** PROBLEM REQUIREMENTS **
Write out the listing, please, but only from its first line through the line containing "9.5, 9.75, 10];", exactly as given and without pictures.

** PROVIDED MATERIAL **
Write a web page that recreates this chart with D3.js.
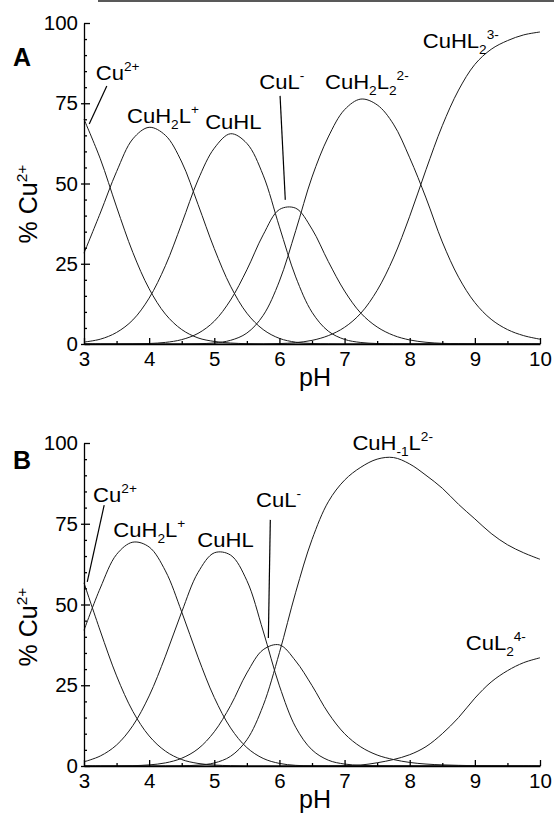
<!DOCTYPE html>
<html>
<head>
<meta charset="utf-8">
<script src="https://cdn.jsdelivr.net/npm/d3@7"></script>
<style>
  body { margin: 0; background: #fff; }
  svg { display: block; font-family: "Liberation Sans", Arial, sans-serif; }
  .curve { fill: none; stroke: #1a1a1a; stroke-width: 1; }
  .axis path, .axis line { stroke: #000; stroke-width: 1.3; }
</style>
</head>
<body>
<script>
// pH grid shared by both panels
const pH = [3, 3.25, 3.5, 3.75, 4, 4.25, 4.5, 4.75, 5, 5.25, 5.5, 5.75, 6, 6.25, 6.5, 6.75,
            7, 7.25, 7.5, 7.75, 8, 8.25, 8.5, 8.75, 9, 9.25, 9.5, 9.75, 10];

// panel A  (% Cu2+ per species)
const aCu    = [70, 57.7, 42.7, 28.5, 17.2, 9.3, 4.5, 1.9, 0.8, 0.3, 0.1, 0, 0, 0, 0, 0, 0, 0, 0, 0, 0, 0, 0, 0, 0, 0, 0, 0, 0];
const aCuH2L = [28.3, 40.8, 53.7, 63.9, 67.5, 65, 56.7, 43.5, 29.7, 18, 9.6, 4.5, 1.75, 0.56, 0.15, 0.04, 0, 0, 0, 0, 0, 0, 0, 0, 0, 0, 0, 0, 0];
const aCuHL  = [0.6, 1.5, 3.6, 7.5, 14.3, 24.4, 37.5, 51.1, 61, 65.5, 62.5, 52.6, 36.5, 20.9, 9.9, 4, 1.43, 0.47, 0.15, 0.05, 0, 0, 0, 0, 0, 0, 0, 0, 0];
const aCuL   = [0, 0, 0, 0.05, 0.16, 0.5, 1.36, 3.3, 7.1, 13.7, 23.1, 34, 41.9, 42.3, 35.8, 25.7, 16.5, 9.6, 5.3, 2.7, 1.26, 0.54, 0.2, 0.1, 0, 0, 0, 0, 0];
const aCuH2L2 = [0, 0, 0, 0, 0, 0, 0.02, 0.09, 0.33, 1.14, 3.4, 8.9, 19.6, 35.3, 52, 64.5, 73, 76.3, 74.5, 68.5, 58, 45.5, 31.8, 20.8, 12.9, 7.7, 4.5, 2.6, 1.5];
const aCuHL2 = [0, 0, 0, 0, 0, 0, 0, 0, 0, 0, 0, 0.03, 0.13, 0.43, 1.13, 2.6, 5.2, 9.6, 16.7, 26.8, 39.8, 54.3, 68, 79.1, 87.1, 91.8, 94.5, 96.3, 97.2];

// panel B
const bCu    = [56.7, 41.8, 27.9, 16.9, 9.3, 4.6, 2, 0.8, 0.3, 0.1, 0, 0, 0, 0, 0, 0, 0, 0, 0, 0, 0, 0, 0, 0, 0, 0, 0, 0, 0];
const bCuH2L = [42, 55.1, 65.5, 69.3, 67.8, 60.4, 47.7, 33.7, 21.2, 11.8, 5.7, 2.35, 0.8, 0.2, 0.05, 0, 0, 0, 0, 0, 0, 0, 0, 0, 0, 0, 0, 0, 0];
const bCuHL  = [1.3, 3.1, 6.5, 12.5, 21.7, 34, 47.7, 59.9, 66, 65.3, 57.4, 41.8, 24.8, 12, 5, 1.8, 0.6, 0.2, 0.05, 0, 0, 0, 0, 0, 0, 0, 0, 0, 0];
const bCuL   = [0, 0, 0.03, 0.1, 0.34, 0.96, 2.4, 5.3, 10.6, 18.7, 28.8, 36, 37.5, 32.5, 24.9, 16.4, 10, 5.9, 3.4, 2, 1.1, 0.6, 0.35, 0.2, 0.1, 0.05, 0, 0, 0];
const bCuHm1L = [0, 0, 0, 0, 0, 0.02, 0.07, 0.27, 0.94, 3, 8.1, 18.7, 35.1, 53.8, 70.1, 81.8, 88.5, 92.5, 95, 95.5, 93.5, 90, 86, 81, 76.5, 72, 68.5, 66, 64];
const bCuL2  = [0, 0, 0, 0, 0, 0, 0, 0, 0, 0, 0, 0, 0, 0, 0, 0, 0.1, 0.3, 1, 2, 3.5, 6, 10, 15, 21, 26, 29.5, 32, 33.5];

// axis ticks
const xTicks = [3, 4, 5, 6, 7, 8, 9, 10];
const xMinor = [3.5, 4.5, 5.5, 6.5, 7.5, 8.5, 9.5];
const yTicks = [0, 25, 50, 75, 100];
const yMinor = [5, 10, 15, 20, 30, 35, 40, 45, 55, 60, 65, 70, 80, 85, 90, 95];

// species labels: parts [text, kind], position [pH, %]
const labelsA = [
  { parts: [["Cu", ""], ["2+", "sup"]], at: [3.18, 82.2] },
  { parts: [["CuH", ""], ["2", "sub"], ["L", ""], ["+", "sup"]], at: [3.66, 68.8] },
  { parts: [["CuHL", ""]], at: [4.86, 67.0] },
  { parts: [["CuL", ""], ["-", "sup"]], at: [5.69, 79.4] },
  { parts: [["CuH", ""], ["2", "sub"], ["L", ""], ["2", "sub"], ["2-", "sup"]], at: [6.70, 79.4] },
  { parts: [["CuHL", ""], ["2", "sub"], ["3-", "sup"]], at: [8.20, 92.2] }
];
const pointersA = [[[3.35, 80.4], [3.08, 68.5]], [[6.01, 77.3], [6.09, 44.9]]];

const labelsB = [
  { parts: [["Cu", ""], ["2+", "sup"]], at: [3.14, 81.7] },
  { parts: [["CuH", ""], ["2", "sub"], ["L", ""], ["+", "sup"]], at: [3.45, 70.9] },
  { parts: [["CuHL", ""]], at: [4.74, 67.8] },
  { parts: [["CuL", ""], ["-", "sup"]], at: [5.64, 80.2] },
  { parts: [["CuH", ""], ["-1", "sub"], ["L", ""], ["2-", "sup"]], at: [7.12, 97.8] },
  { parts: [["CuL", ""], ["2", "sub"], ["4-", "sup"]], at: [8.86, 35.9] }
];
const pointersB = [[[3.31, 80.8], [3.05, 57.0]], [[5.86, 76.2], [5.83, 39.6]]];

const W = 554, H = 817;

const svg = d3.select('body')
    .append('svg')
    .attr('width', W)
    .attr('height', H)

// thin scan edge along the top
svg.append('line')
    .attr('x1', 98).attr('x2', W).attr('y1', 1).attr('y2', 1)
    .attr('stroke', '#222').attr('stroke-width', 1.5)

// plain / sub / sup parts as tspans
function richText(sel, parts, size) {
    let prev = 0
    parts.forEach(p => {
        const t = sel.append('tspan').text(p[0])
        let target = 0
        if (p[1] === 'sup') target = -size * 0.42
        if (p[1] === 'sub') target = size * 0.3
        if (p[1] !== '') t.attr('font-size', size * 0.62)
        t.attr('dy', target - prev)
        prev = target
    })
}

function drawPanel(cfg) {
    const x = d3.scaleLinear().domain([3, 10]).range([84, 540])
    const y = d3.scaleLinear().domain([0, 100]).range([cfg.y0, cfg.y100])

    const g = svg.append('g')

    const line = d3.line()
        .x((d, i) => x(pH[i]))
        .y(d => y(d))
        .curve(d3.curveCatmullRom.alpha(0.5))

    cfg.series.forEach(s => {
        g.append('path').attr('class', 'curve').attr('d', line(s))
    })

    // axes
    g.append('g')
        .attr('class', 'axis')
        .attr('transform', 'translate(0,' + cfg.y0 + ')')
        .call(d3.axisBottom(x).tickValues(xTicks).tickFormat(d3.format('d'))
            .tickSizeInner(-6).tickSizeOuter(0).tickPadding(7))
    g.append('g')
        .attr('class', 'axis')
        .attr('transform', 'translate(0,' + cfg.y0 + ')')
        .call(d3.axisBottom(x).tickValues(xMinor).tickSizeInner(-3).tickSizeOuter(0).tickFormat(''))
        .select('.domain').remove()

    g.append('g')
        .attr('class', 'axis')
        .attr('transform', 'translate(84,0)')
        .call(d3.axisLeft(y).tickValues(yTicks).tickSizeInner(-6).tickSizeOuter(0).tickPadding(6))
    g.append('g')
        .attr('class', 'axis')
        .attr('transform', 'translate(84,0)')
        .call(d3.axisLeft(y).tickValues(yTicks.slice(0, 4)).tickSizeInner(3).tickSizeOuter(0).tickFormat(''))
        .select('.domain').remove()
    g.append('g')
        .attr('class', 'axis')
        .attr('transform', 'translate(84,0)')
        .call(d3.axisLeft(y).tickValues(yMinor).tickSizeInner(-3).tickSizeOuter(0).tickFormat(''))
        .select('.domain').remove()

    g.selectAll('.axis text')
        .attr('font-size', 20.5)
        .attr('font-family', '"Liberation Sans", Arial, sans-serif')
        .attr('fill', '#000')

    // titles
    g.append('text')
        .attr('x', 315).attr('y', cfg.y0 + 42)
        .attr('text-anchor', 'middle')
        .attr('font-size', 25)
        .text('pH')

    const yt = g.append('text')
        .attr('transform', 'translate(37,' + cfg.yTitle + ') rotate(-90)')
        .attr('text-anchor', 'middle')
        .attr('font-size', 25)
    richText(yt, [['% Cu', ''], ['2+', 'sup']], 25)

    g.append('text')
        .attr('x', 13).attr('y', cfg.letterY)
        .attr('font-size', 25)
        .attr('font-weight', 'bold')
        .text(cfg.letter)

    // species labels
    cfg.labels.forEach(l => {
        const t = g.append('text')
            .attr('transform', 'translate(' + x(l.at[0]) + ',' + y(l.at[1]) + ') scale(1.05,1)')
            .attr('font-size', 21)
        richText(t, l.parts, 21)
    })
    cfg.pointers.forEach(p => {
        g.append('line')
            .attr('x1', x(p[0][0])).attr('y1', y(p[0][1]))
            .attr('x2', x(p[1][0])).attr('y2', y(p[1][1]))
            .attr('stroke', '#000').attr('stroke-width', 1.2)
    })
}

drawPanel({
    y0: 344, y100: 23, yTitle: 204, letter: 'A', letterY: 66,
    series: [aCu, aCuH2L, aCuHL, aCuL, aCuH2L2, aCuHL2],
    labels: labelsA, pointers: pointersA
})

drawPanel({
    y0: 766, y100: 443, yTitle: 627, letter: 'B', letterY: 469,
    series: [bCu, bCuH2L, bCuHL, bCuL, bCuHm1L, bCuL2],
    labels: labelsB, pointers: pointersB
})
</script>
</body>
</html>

** ANSWER TO THE EXERCISE **
Write a web page that recreates this chart with D3.js.
<!DOCTYPE html>
<html>
<head>
<meta charset="utf-8">
<script src="https://cdn.jsdelivr.net/npm/d3@7"></script>
<style>
  body { margin: 0; background: #fff; }
  svg { display: block; font-family: "Liberation Sans", Arial, sans-serif; }
  .curve { fill: none; stroke: #1a1a1a; stroke-width: 1; }
  .axis path, .axis line { stroke: #000; stroke-width: 1.3; }
</style>
</head>
<body>
<script>
// pH grid shared by both panels
const pH = [3, 3.25, 3.5, 3.75, 4, 4.25, 4.5, 4.75, 5, 5.25, 5.5, 5.75, 6, 6.25, 6.5, 6.75,
            7, 7.25, 7.5, 7.75, 8, 8.25, 8.5, 8.75, 9, 9.25, 9.5, 9.75, 10];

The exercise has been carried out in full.